Saya memperhatikan mereka lama. Ada keteguhan dalam langkah-langkah itu — bukan sekadar semangat petualangan, tapi juga kesadaran bahwa mendaki gunung berarti mendaki diri sendiri. Dan saya, di bangku ini, cukup puas hanya dengan melihat. Karena tidak semua perjalanan harus sampai puncak untuk disebut tiba.
Sekitar satu jam kemudian, bus kembali bersiap. Di sebelah kanan area parkir, terlihat halte kecil bertuliskan Kawaguchiko Line — tujuan kami berikutnya, menuju danau yang terkenal karena pada hari cerah memantulkan bayangan Gunung Fuji di permukaannya.
Saya menoleh ke arah gunung yang kini sepenuhnya tertutup kabut. Di kejauhan, torii merah itu tampak kian kecil, tapi justru membuat tempat ini terasa megah. Ada sesuatu yang menenangkan dari cara Jepang memperlakukan ruang dan waktu: mereka tidak tergesa menghapus yang lama, tapi juga tidak takut menerima yang baru.

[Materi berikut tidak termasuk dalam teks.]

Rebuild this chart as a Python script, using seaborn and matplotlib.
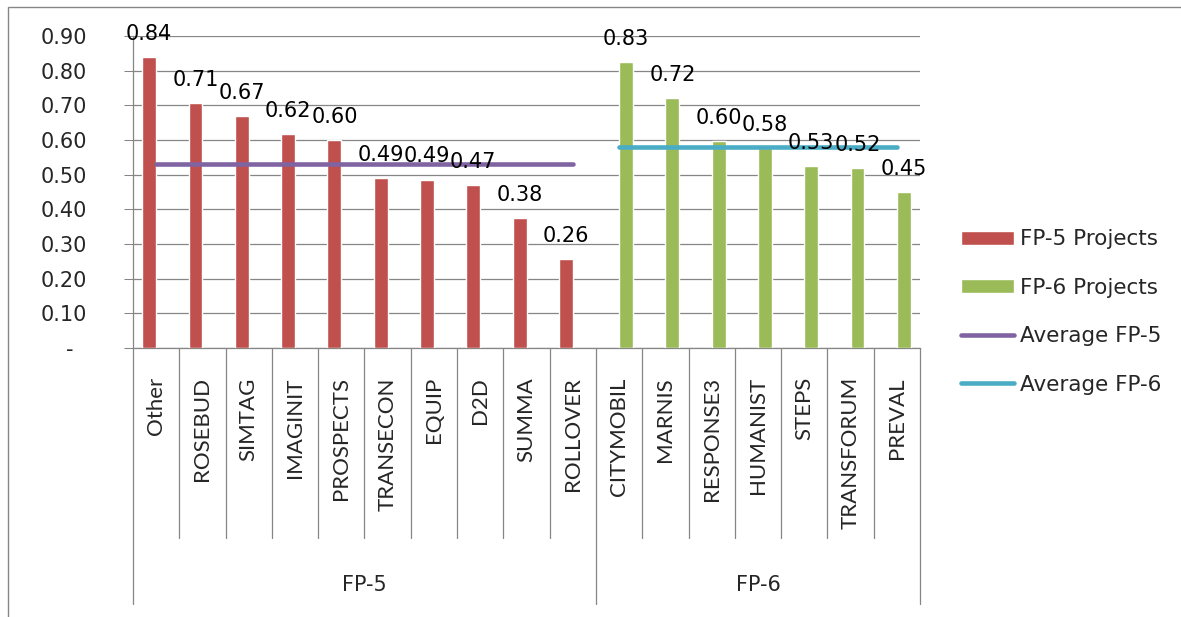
import numpy as np
import pandas as pd
import matplotlib
matplotlib.use("Agg")
import matplotlib.pyplot as plt
import matplotlib.transforms as mtransforms
from matplotlib.patches import Rectangle
import seaborn as sns

# ---------------- data ----------------
categories_fp5 = ["Other", "ROSEBUD", "SIMTAG", "IMAGINIT", "PROSPECTS",
                  "TRANSECON", "EQUIP", "D2D", "SUMMA", "ROLLOVER"]
values_fp5 = [0.84, 0.706, 0.67, 0.616, 0.60, 0.49, 0.486, 0.47, 0.376, 0.256]
categories_fp6 = ["CITYMOBIL", "MARNIS", "RESPONSE3", "HUMANIST", "STEPS",
                  "TRANSFORUM", "PREVAL"]
values_fp6 = [0.826, 0.72, 0.596, 0.576, 0.526, 0.52, 0.45]
avg_fp5 = 0.53
avg_fp6 = 0.58
groups = ["FP-5", "FP-6"]
series_names = ["FP-5 Projects", "FP-6 Projects", "Average FP-5", "Average FP-6"]
ytick_values = [0.0, 0.1, 0.2, 0.3, 0.4, 0.5, 0.6, 0.7, 0.8, 0.9]
ytick_labels = ["-  ", "0.10", "0.20", "0.30", "0.40", "0.50", "0.60", "0.70", "0.80", "0.90"]

# ---------------- style ----------------
sns.set_style("white")
plt.rcParams["font.family"] = ["DejaVu Sans"]
GRID = "#868686"
C5, C6, A5, A6 = "#C0504D", "#9BBB59", "#8064A2", "#4BACC6"

all_cats = categories_fp5 + categories_fp6
df = pd.DataFrame({
    "category": all_cats,
    "value": values_fp5 + values_fp6,
    "series": [series_names[0]] * len(categories_fp5) + [series_names[1]] * len(categories_fp6),
})

W, H = 1181, 617
fig = plt.figure(figsize=(W / 100, H / 100), dpi=100)
ax = fig.add_axes([133 / W, 1 - 348 / H, (920 - 133) / W, (348 - 36) / H])

sns.barplot(data=df, x="category", y="value", hue="series", order=all_cats,
            hue_order=series_names[:2], palette=[C5, C6], width=0.6,
            dodge=True, saturation=1, errorbar=None, legend=False, ax=ax, zorder=3)

for cont in ax.containers:
    ax.bar_label(cont, fmt="%.2f", padding=9.4, fontsize=15, color="black", zorder=5)

x5 = [all_cats.index(c) for c in categories_fp5]
x6 = [all_cats.index(c) for c in categories_fp6]
sns.lineplot(x=x5, y=[avg_fp5] * len(x5), color=A5, lw=3.3, ax=ax, zorder=4,
             solid_capstyle="round")
line5 = ax.lines[-1]
sns.lineplot(x=x6, y=[avg_fp6] * len(x6), color=A6, lw=3.3, ax=ax, zorder=4,
             solid_capstyle="round")
line6 = ax.lines[-1]

ax.set_xlim(-0.5, len(all_cats) - 0.5)
ax.set_ylim(0, 0.9)
ax.set_xlabel("")
ax.set_ylabel("")

# y axis
ax.set_yticks(ytick_values)
ax.set_yticklabels(ytick_labels)
ax.tick_params(axis="y", direction="out", length=6.5, width=0.75, color=GRID,
               pad=26.6, labelsize=15, left=True)
ax.yaxis.grid(True, color=GRID, lw=0.9, zorder=0)
ax.set_axisbelow(True)

# x axis
ax.set_xticks(range(len(all_cats)))
ax.set_xticklabels(all_cats, rotation=90, fontfamily="Lato", fontsize=16,
                   va="top", ha="center")
ax.tick_params(axis="x", length=0, pad=21)

for s in ["top", "right"]:
    ax.spines[s].set_visible(False)
for s in ["left", "bottom"]:
    ax.spines[s].set_color(GRID)
    ax.spines[s].set_linewidth(0.9)

# category separators and group separators below axis
trans = mtransforms.blended_transform_factory(ax.transData, ax.transAxes)
n5 = len(categories_fp5)
for i in range(1, len(all_cats)):
    b = i - 0.5
    low = -0.82 if i == n5 else -0.609
    ax.plot([b, b], [0, low], transform=trans, color=GRID, lw=0.9, clip_on=False)
for b in [-0.5, len(all_cats) - 0.5]:
    ax.plot([b, b], [0, -0.82], transform=trans, color=GRID, lw=0.9, clip_on=False)

ax.text((n5 - 1) / 2, -0.76, groups[0], transform=trans, ha="center", va="center", fontsize=15)
ax.text(n5 + (len(categories_fp6) - 1) / 2, -0.76, groups[1], transform=trans,
        ha="center", va="center", fontsize=15)

# legend
handles = [ax.containers[0], ax.containers[1], line5, line6]
leg = fig.legend(handles, series_names, loc="center left",
                 bbox_to_anchor=(961 / W, 1 - 312 / H), frameon=False,
                 fontsize=15.5, handlelength=2.45, handletextpad=0.3,
                 labelspacing=1.32, borderpad=0, borderaxespad=0, handleheight=0.62)

# outer chart border
fig.patches.append(Rectangle((8 / W, -0.1), 1.2, 1.1 - 7 / H, transform=fig.transFigure,
                             fill=False, edgecolor=GRID, lw=1.0))

fig.savefig("out.png", dpi=100)
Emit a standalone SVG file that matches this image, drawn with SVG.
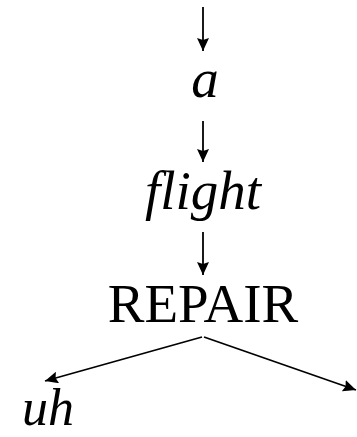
<svg xmlns="http://www.w3.org/2000/svg" width="357" height="437" viewBox="0 0 357 437">
<defs>
<marker id="ah" viewBox="0 0 13 12" refX="13" refY="6" markerWidth="13" markerHeight="12" markerUnits="userSpaceOnUse" orient="auto">
<path d="M0,0 L13,6 L0,12 L2,6 z" fill="#000"/>
</marker>
<style>
.t{font-family:"Liberation Serif","Times New Roman",serif;font-size:55px;fill:#000;text-anchor:middle}
.i{font-style:italic}
.c line{stroke:#000;stroke-width:1.8;marker-end:url(#ah)}
</style>
</defs>
<rect width="357" height="437" fill="#fff"/>
<g class="c" id="connectors">
<line x1="203" y1="7" x2="203" y2="51"/>
<line x1="203" y1="121" x2="203" y2="162"/>
<line x1="203" y1="232" x2="203" y2="275"/>
<line x1="202" y1="337" x2="45" y2="381"/>
<line x1="204" y1="337" x2="356" y2="390"/>
</g>
<g id="n-a"><text class="t i" x="205" y="97">a</text></g>
<g id="n-flight"><text class="t i" x="203" y="209">flight</text></g>
<g id="n-repair"><text class="t" x="203" y="322">REPAIR</text></g>
<g id="n-uh"><text class="t i" x="48" y="425" style="font-size:52px">uh</text></g>
</svg>
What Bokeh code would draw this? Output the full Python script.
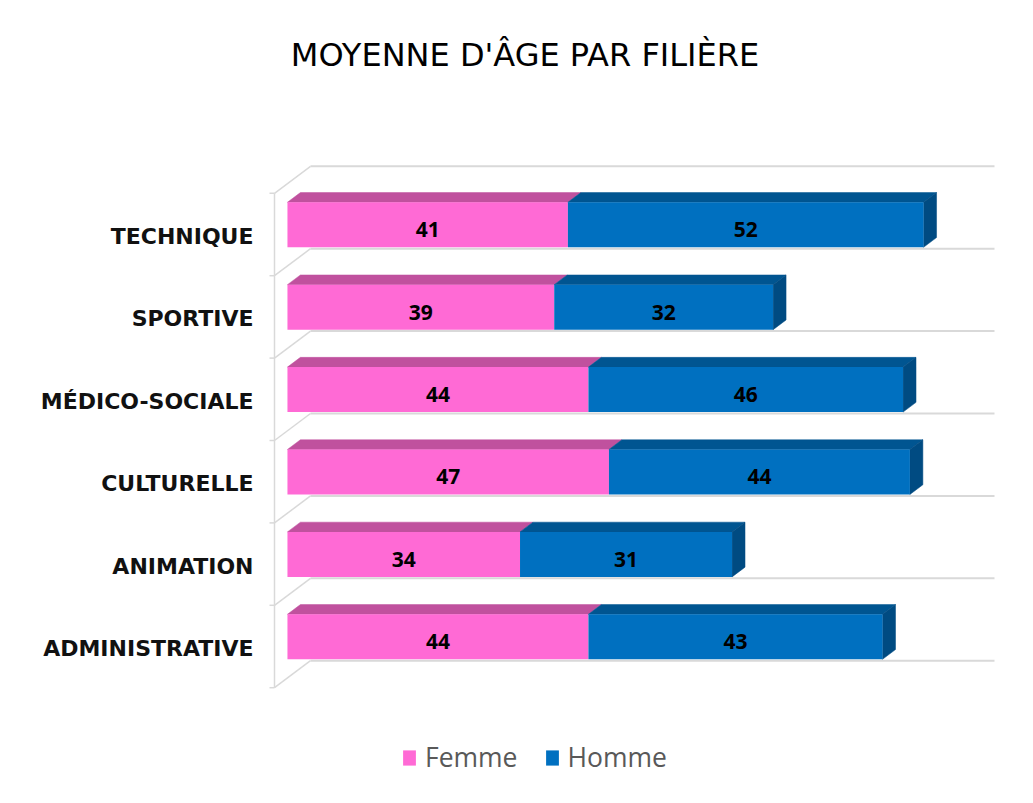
from bokeh.plotting import figure
from bokeh.models import ColumnDataSource, Range1d, Legend, LegendItem
from bokeh.core.properties import value
from bokeh.embed import file_html
from bokeh.resources import INLINE

# ---------------- data ----------------
categories = ["ADMINISTRATIVE", "ANIMATION", "CULTURELLE", "MÉDICO-SOCIALE", "SPORTIVE", "TECHNIQUE"]
femme = [44, 34, 47, 44, 39, 41]
homme = [43, 31, 44, 46, 32, 52]
series_names = ["Femme", "Homme"]
title_text = "MOYENNE D'ÂGE PAR FILIÈRE"
axis_max = 100

# ---------------- styling / geometry ----------------
W, H = 1033, 795
FRAME_LEFT = 16
FRAME_TOP = 80
PX_X = 6.84        # px per value unit
PX_Y = 82.4        # px per category
X0_PAGE = 274      # page x of value 0 (front plane)
Y0_PAGE = 646      # page y of first category centre (front plane)

DX = 36 / PX_X     # oblique depth shift (full depth)
DY = 27 / PX_Y
D1, D2 = 0.36, 0.72  # bar front / back depth
BAR_H = 45 / PX_Y

FRONT = ["#FF6AD5", "#0070C0"]
TOP = ["#C0519E", "#005591"]
SIDE = ["#A8468A", "#004B82"]
GRID = "#D9D9D9"

x_start = (FRAME_LEFT - X0_PAGE) / PX_X
x_end = (W - X0_PAGE) / PX_X
y_top = (Y0_PAGE - FRAME_TOP) / PX_Y
y_bot = (Y0_PAGE - H) / PX_Y

p = figure(width=W, height=H, output_backend="svg", toolbar_location=None,
           x_range=Range1d(x_start, x_end), y_range=Range1d(y_bot, y_top),
           min_border_left=FRAME_LEFT, min_border_right=0, min_border_bottom=0,
           min_border_top=FRAME_TOP)
p.axis.visible = False
p.grid.visible = False
p.outline_line_color = None
p.background_fill_color = "white"
p.border_fill_color = "white"

p.title.text = title_text
p.title.align = "center"
p.title.text_font = "DejaVu Sans"
p.title.text_font_size = "32px"
p.title.text_font_style = "normal"
p.title.text_color = "#000000"
p.title.standoff = 14


def proj(x, y, d):
    return x + d * DX, y + d * DY


n = len(categories)
bounds = [i - 0.5 for i in range(n + 1)]

# back wall gridlines
gx, gy = [], []
for b in bounds:
    a0 = proj(0, b, 1)
    a1 = proj(axis_max, b, 1)
    gx.append([a0[0], a1[0]])
    gy.append([a0[1], a1[1]])
p.multi_line(gx, gy, line_color=GRID, line_width=2)

# left wall diagonals
dxs, dys = [], []
for b in bounds:
    a0 = proj(0, b, 0)
    a1 = proj(0, b, 1)
    dxs.append([a0[0], a1[0]])
    dys.append([a0[1], a1[1]])
p.multi_line(dxs, dys, line_color=GRID, line_width=1.5)

# front vertical axis + ticks
p.line([0, 0], [bounds[0], bounds[-1]], line_color=GRID, line_width=1.5)
p.segment(x0=[-5 / PX_X] * len(bounds), y0=bounds, x1=[0] * len(bounds), y1=bounds,
          line_color=GRID, line_width=1.5)

# bars
cum = [0] * n
renderers = []
for k, vals in enumerate([femme, homme]):
    left = list(cum)
    right = [c + v for c, v in zip(cum, vals)]
    cum = right
    ys = list(range(n))
    # top faces
    txs, tys = [], []
    for i in range(n):
        yt = ys[i] + BAR_H / 2
        txs.append([left[i] + D1 * DX, right[i] + D1 * DX, right[i] + D2 * DX, left[i] + D2 * DX])
        tys.append([yt + D1 * DY, yt + D1 * DY, yt + D2 * DY, yt + D2 * DY])
    p.patches(txs, tys, fill_color=TOP[k], line_color=TOP[k], line_width=0.5)
    # side faces for last series
    if k == 1:
        sxs, sys_ = [], []
        for i in range(n):
            yt = ys[i] + BAR_H / 2
            yb = ys[i] - BAR_H / 2
            r = right[i]
            sxs.append([r + D1 * DX, r + D1 * DX, r + D2 * DX, r + D2 * DX])
            sys_.append([yb + D1 * DY, yt + D1 * DY, yt + D2 * DY, yb + D2 * DY])
        p.patches(sxs, sys_, fill_color=SIDE[k], line_color=SIDE[k], line_width=0.5)
    src = ColumnDataSource(dict(
        y=[y + D1 * DY for y in ys],
        left=[l + D1 * DX for l in left],
        right=[r + D1 * DX for r in right],
        xm=[(l + r) / 2 + D1 * DX for l, r in zip(left, right)],
        yl=[y + D1 * DY - 0.06 for y in ys],
        lab=[str(v) for v in vals],
    ))
    r_bar = p.hbar(y="y", left="left", right="right", height=BAR_H, source=src,
                   fill_color=FRONT[k], line_color=None)
    renderers.append(r_bar)
    p.text(x="xm", y="yl", text="lab", source=src, text_align="center",
           text_baseline="alphabetic", text_font=value("Open Sans"),
           text_font_style="bold", text_font_size="21px", text_color="#000000")

# category labels
cat_src = ColumnDataSource(dict(
    x=[-21 / PX_X] * n,
    y=[i - 0.025 for i in range(n)],
    t=categories,
))
p.text(x="x", y="y", text="t", source=cat_src, text_align="right",
       text_baseline="alphabetic", text_font=value("DejaVu Sans"),
       text_font_style="bold", text_font_size="22px", text_color="#111111")

legend = Legend(items=[LegendItem(label=series_names[0], renderers=[renderers[0]]),
                       LegendItem(label=series_names[1], renderers=[renderers[1]])],
                orientation="horizontal", location=(401 - FRAME_LEFT, 20),
                padding=0, margin=0, spacing=26, label_standoff=8,
                glyph_width=16, glyph_height=19,
                label_text_font="Open Sans", label_text_font_size="26.5px",
                label_text_color="#595959",
                border_line_color=None, background_fill_alpha=0)
p.add_layout(legend, "center")

open("out.html", "w").write(file_html(p, INLINE))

Saat bus mulai bergerak turun, saya memandangi kabut yang tertinggal di belakang. Dalam diam, saya kembali teringat kata-kata Kyo pagi tadi:
“Obon adalah waktu untuk menyalakan lentera bagi yang telah pergi — dan bagi diri sendiri yang masih mencari jalan pulang.”
Mungkin benar. Semua perjalanan pada akhirnya adalah pulang — entah ke rumah, ke masa lalu, atau ke dalam diri yang ingin mengerti mengapa kita terus berjalan.
Gunung Fuji pun perlahan menghilang di balik kaca jendela, tapi rasanya ia tetap ada di sana: diam, sabar, dan abadi — seperti doa yang tak pernah selesai diucapkan, bahkan ketika perjalanan telah usai.